Data breaches are the bank heists of the Digital Age. Yet, they inflict much more widespread damage, dread, and chaos. Their impact is felt both immediately and in the long term. Companies targeted by data breaches can lose as much as 3% of their market value as a result. In some cases, data breaches are only identified weeks, sometimes months or years, later, which gives cybercriminals unfettered access over a long stretch of time.
Each year, the Identity Theft Resource Center compiles a year-to-date tally of “confirmed” data breaches affecting US companies and consumers. This report largely solidifies what we already know: data breaches are rampant. The YTD total for breaches in 2018 (up to September, 30) was 932, for a total of 47.2 million known records reportedly compromised.
The distinction of “known” exposed records is important. In 429 of the 932 total reported breaches (46%, for those doing the math at home), the number of exposed records was unknown. This means that the full extent of nearly half of 2018’s data breaches isn’t yet understood. And, it may never be.
The report also details the types of organizations most targeted by data-related attacks. Businesses and banking/credit/financial institutions accounted for the majority, at 58%, which paints a grim picture for major corporations and banks. These types of institutions are high-value targets because of the types of financial and customer records that they hold.
“Mega Breaches” and the Start of 2019
The ITRC distinguishes breaches based on the degree of severity. The “mega” status is applied to incidents where millions of records are stolen. In 2018, seven of the 932 breaches qualified for this ugly title. That’s less than 1%, yet these seven cases resulted in two-thirds of the total number of records exposed.
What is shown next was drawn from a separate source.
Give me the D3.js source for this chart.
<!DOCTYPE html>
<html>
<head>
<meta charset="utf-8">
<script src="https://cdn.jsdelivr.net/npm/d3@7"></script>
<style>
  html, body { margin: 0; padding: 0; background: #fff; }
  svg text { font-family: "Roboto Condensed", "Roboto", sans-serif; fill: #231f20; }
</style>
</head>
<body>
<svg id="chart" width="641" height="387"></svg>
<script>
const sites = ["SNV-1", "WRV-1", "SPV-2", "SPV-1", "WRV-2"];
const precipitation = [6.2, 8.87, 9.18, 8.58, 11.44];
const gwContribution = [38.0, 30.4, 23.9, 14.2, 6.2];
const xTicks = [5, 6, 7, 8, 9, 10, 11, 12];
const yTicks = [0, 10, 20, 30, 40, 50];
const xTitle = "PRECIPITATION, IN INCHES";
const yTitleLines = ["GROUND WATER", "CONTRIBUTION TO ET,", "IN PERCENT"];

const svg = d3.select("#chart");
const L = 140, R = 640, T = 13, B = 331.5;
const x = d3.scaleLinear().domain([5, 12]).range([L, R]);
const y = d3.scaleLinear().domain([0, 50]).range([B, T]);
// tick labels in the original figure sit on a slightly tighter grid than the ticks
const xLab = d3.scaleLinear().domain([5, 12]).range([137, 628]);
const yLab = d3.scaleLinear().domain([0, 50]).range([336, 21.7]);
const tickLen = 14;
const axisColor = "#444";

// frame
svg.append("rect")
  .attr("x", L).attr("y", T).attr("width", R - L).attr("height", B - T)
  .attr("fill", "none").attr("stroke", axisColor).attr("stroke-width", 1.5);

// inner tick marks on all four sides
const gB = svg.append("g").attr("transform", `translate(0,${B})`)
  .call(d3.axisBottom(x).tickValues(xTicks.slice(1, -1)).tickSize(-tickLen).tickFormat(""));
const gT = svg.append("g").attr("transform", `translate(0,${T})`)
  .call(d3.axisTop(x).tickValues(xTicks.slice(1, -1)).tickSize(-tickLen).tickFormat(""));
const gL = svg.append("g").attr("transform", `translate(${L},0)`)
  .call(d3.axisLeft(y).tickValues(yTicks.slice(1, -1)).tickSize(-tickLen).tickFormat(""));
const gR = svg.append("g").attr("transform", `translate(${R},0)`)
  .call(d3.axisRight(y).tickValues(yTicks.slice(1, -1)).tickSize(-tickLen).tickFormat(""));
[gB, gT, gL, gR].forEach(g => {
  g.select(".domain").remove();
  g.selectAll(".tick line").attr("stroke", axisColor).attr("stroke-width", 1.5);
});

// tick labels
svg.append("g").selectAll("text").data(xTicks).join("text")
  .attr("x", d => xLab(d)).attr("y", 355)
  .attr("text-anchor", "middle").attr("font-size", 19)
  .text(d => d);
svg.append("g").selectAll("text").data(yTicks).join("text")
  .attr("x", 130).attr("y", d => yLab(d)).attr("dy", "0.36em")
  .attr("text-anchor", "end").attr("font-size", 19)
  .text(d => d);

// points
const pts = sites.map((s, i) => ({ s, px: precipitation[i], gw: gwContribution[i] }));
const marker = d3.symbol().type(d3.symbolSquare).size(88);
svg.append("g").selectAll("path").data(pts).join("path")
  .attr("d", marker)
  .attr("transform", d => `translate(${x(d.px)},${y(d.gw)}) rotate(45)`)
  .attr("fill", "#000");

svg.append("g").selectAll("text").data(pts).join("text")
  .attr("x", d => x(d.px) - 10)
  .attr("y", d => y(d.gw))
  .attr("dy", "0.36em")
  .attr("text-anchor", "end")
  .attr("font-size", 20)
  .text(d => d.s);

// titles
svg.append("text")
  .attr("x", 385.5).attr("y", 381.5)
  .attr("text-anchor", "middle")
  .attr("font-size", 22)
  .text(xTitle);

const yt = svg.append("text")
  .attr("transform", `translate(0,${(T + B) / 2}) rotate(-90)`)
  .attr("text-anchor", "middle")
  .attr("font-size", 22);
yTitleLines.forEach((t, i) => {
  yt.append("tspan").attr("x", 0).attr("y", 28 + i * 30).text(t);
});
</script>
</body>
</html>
These are the cases of data theft that make national headlines and cause consumers and businesses alike to increase the sense of urgency for better data security. Unfortunately, 2019 has already been home to a couple of potential mega breaches, most notably Citrix, as well as renewed concerns about the security of traditional file-sharing platforms, like Box.
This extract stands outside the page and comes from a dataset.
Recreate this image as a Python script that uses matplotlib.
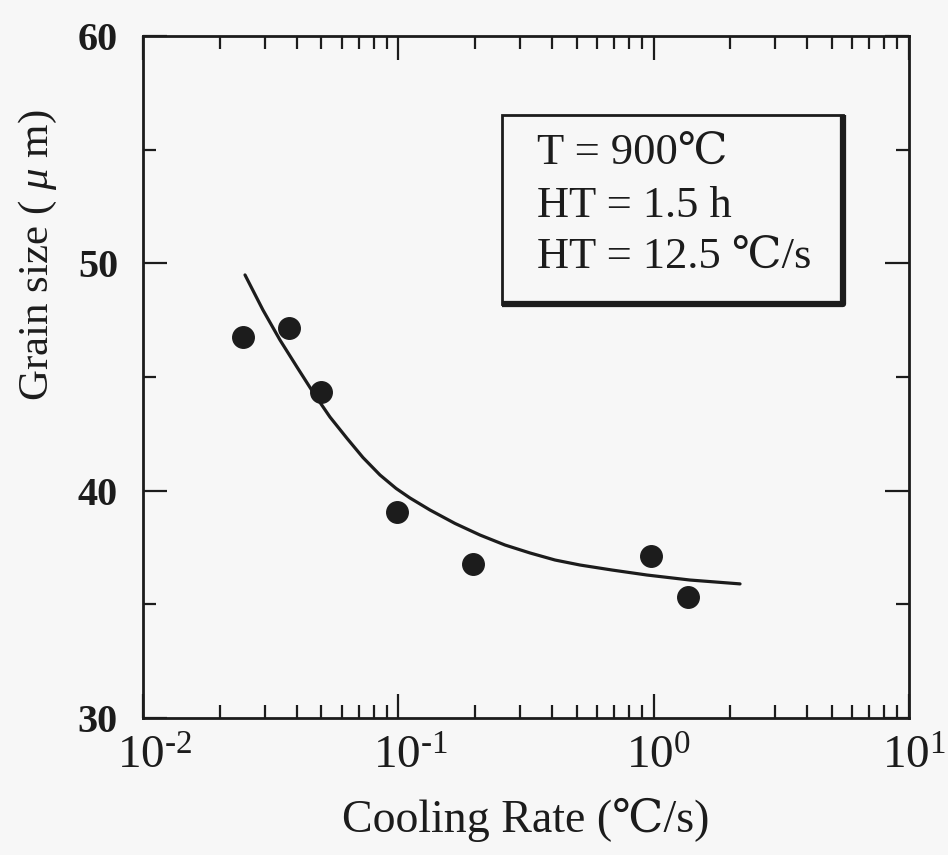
import matplotlib
matplotlib.use("Agg")
import matplotlib.pyplot as plt
from matplotlib.patches import Rectangle
from matplotlib.ticker import LogLocator, FuncFormatter, MultipleLocator
from matplotlib.transforms import ScaledTranslation
import numpy as np

# measured grain size vs cooling rate
cooling_rate = [0.0247, 0.0374, 0.0497, 0.0986, 0.1967, 0.977, 1.367]
grain_size = [46.75, 47.14, 44.36, 39.08, 36.76, 37.14, 35.34]

# fitted curve
fit_rate = [0.0251, 0.0295, 0.0344, 0.0401, 0.0463, 0.0540, 0.0630, 0.0727,
            0.0848, 0.0980, 0.1111, 0.1331, 0.1667, 0.2089, 0.2618, 0.3281,
            0.4111, 0.5151, 0.6872, 0.9422, 1.388, 2.180]
fit_size = [49.49, 47.95, 46.63, 45.44, 44.34, 43.24, 42.30, 41.46,
            40.69, 40.10, 39.68, 39.15, 38.56, 38.05, 37.61, 37.26,
            36.95, 36.73, 36.51, 36.29, 36.07, 35.90]

info_lines = ["T = 900℃", "HT = 1.5 h", "HT = 12.5 ℃/s"]

ink = "#1c1c1c"
serif = ["Liberation Serif", "DejaVu Serif", "Noto Sans CJK JP"]

plt.rcParams["font.family"] = serif
plt.rcParams["mathtext.fontset"] = "custom"
plt.rcParams["mathtext.rm"] = "Liberation Serif"
plt.rcParams["mathtext.it"] = "Liberation Serif:italic"

fig = plt.figure(figsize=(9.48, 8.55), dpi=100, facecolor="#f7f7f7")
ax = fig.add_axes([0.1508, 0.1602, 0.808, 0.7977])
ax.set_facecolor("#f7f7f7")

ax.plot(fit_rate, fit_size, color=ink, lw=2.3, solid_capstyle="round", solid_joinstyle="round")
ax.plot(cooling_rate, grain_size, "o", color=ink, ms=15.5, lw=0)

ax.set_xscale("log")
ax.set_xlim(1e-2, 1e1)
ax.set_ylim(30, 60)


def pow10(v, pos):
    e = int(round(np.log10(v)))
    sign = "\\text{-}" if e < 0 else ""
    return "$\\mathdefault{10^{%s%d}}$" % (sign, abs(e))


ax.xaxis.set_major_locator(LogLocator(base=10))
ax.xaxis.set_minor_locator(LogLocator(base=10, subs=range(2, 10)))
ax.xaxis.set_major_formatter(FuncFormatter(pow10))
ax.yaxis.set_major_locator(MultipleLocator(10))
ax.yaxis.set_minor_locator(MultipleLocator(5))

for s in ax.spines.values():
    s.set_linewidth(2.0)
    s.set_color(ink)

ax.tick_params(which="both", direction="in", top=True, right=True, colors=ink, width=1.6)
ax.tick_params(which="major", length=17)
ax.tick_params(which="minor", length=9.5)
ax.tick_params(axis="x", which="major", labelsize=34, pad=13)
ax.tick_params(axis="y", which="major", labelsize=29, pad=18)

# keep the "10" centred on the tick, exponent hangs to the right
fig.canvas.draw()
for lab in ax.get_xticklabels():
    dx = 12 if "text" in lab.get_text() else 5
    lab.set_transform(lab.get_transform() + ScaledTranslation(dx / 100, 0, fig.dpi_scale_trans))
for lab in ax.get_yticklabels():
    lab.set_fontweight("bold")

ax.set_xlabel("Cooling Rate (℃/s)", fontsize=33, color=ink, labelpad=14)
ax.set_ylabel("Grain size ( $\\mu$ m)", fontsize=31, color=ink)
ax.yaxis.set_label_coords(-0.11, 0.679)

# info box with a heavier right / bottom edge
bx, by, bw, bh = 0.469, 0.607, 0.445, 0.277
ax.add_patch(Rectangle((bx, by), bw, bh, transform=ax.transAxes,
                       fill=False, lw=2.0, ec=ink, zorder=4))
ax.plot([bx, bx + bw, bx + bw], [by, by, by + bh], transform=ax.transAxes,
        color=ink, lw=4.5, solid_capstyle="butt", zorder=4)
for i, line in enumerate(info_lines):
    ax.text(0.515, 0.811 - i * 0.076, line, transform=ax.transAxes,
            fontsize=32, color=ink, va="baseline", ha="left")

fig.savefig("out.png", dpi=100, facecolor=fig.get_facecolor())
Citrix loses up to 10TB of data to Iranian hackers
Citrix, a software company primarily focused on networking and cloud computing solutions, was notified by the FBI of a major breach in their system. Members of Iridium, an Iranian hacking core, are the suspected culprits. They took advantage of weak passwords to gain initial access to the organization. From there, they managed to steal between six to ten terabytes of data.
Citrix’s CSIO, Stan Black, claims there is no indication that the security of any of the company’s many products or services was compromised as a result of the attack. However, the attackers may have been inside the system for over a decade, according to the president of US security firm Resecurity.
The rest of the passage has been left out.